--- Start MATERIAL PROVIDED ---
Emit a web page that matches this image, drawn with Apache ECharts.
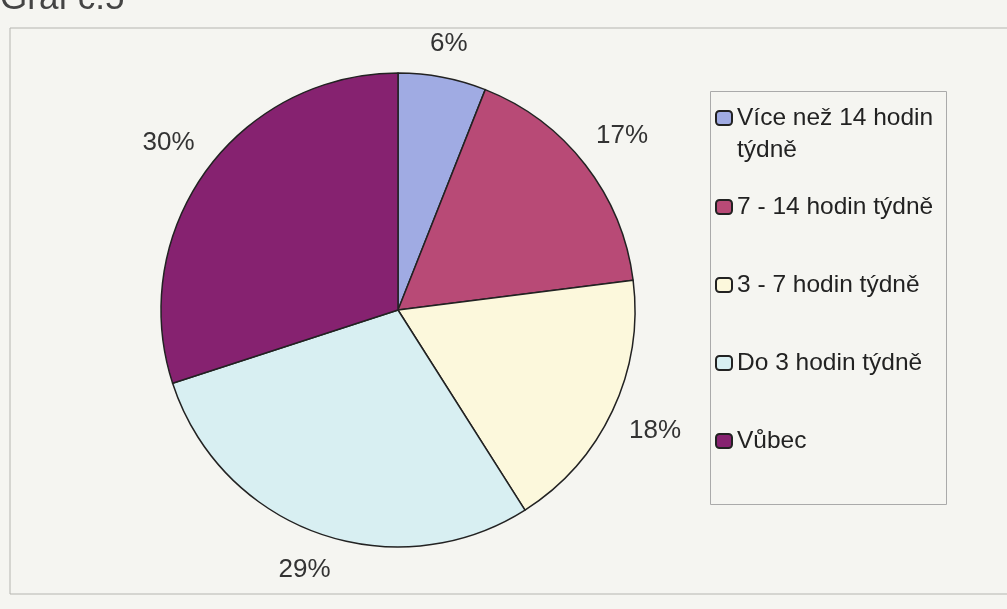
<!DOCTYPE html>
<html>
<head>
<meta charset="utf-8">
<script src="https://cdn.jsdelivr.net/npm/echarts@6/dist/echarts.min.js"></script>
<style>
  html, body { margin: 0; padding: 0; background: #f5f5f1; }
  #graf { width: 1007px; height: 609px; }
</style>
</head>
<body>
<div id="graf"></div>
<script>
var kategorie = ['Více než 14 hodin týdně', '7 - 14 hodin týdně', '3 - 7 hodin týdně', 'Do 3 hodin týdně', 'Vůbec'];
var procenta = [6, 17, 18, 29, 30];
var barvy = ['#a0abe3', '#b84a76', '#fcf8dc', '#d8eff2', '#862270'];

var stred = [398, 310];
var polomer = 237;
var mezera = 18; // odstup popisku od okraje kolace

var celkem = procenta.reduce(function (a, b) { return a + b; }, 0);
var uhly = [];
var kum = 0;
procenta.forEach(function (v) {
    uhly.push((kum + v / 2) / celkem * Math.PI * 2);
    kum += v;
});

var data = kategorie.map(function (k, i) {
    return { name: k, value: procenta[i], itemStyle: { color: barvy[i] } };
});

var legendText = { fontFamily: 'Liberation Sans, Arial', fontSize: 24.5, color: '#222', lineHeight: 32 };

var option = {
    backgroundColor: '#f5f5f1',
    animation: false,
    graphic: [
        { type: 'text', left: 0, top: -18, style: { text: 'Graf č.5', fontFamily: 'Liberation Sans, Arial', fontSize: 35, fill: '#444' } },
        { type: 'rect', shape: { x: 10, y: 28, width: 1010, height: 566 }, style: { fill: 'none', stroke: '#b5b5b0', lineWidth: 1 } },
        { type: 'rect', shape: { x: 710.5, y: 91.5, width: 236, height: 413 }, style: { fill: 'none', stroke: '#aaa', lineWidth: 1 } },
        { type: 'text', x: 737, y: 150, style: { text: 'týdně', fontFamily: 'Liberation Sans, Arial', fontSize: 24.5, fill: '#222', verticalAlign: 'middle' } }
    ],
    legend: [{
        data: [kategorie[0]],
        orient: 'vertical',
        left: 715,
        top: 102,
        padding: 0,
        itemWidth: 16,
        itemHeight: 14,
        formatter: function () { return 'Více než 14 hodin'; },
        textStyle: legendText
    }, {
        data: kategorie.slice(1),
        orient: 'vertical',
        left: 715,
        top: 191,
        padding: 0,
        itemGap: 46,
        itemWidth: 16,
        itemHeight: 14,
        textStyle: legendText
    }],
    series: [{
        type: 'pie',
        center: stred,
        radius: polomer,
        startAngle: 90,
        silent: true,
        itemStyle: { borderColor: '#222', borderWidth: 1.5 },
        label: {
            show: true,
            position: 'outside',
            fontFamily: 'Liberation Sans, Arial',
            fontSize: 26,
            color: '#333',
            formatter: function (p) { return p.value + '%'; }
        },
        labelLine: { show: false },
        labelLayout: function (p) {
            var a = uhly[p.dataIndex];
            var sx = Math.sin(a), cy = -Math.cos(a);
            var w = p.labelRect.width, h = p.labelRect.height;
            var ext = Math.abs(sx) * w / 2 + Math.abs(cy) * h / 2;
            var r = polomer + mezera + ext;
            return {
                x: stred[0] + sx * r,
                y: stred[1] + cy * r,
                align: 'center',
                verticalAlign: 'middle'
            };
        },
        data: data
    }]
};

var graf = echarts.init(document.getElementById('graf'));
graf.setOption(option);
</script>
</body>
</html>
--- End MATERIAL PROVIDED ---
OBJECTIVE » Go through the listing above and write it out again exactly, dropping the pictures.

WRITTEN REPLY »
Emit a web page that matches this image, drawn with Apache ECharts.
<!DOCTYPE html>
<html>
<head>
<meta charset="utf-8">
<script src="https://cdn.jsdelivr.net/npm/echarts@6/dist/echarts.min.js"></script>
<style>
  html, body { margin: 0; padding: 0; background: #f5f5f1; }
  #graf { width: 1007px; height: 609px; }
</style>
</head>
<body>
<div id="graf"></div>
<script>
var kategorie = ['Více než 14 hodin týdně', '7 - 14 hodin týdně', '3 - 7 hodin týdně', 'Do 3 hodin týdně', 'Vůbec'];
var procenta = [6, 17, 18, 29, 30];
var barvy = ['#a0abe3', '#b84a76', '#fcf8dc', '#d8eff2', '#862270'];

var stred = [398, 310];
var polomer = 237;
var mezera = 18; // odstup popisku od okraje kolace

var celkem = procenta.reduce(function (a, b) { return a + b; }, 0);
var uhly = [];
var kum = 0;
procenta.forEach(function (v) {
    uhly.push((kum + v / 2) / celkem * Math.PI * 2);
    kum += v;
});

var data = kategorie.map(function (k, i) {
    return { name: k, value: procenta[i], itemStyle: { color: barvy[i] } };
});

var legendText = { fontFamily: 'Liberation Sans, Arial', fontSize: 24.5, color: '#222', lineHeight: 32 };

var option = {
    backgroundColor: '#f5f5f1',
    animation: false,
    graphic: [
        { type: 'text', left: 0, top: -18, style: { text: 'Graf č.5', fontFamily: 'Liberation Sans, Arial', fontSize: 35, fill: '#444' } },
        { type: 'rect', shape: { x: 10, y: 28, width: 1010, height: 566 }, style: { fill: 'none', stroke: '#b5b5b0', lineWidth: 1 } },
        { type: 'rect', shape: { x: 710.5, y: 91.5, width: 236, height: 413 }, style: { fill: 'none', stroke: '#aaa', lineWidth: 1 } },
        { type: 'text', x: 737, y: 150, style: { text: 'týdně', fontFamily: 'Liberation Sans, Arial', fontSize: 24.5, fill: '#222', verticalAlign: 'middle' } }
    ],
    legend: [{
        data: [kategorie[0]],
        orient: 'vertical',
        left: 715,
        top: 102,
        padding: 0,
        itemWidth: 16,
        itemHeight: 14,
        formatter: function () { return 'Více než 14 hodin'; },
        textStyle: legendText
    }, {
        data: kategorie.slice(1),
        orient: 'vertical',
        left: 715,
        top: 191,
        padding: 0,
        itemGap: 46,
        itemWidth: 16,
        itemHeight: 14,
        textStyle: legendText
    }],
    series: [{
        type: 'pie',
        center: stred,
        radius: polomer,
        startAngle: 90,
        silent: true,
        itemStyle: { borderColor: '#222', borderWidth: 1.5 },
        label: {
            show: true,
            position: 'outside',
            fontFamily: 'Liberation Sans, Arial',
            fontSize: 26,
            color: '#333',
            formatter: function (p) { return p.value + '%'; }
        },
        labelLine: { show: false },
        labelLayout: function (p) {
            var a = uhly[p.dataIndex];
            var sx = Math.sin(a), cy = -Math.cos(a);
            var w = p.labelRect.width, h = p.labelRect.height;
            var ext = Math.abs(sx) * w / 2 + Math.abs(cy) * h / 2;
            var r = polomer + mezera + ext;
            return {
                x: stred[0] + sx * r,
                y: stred[1] + cy * r,
                align: 'center',
                verticalAlign: 'middle'
            };
        },
        data: data
    }]
};

var graf = echarts.init(document.getElementById('graf'));
graf.setOption(option);
</script>
</body>
</html>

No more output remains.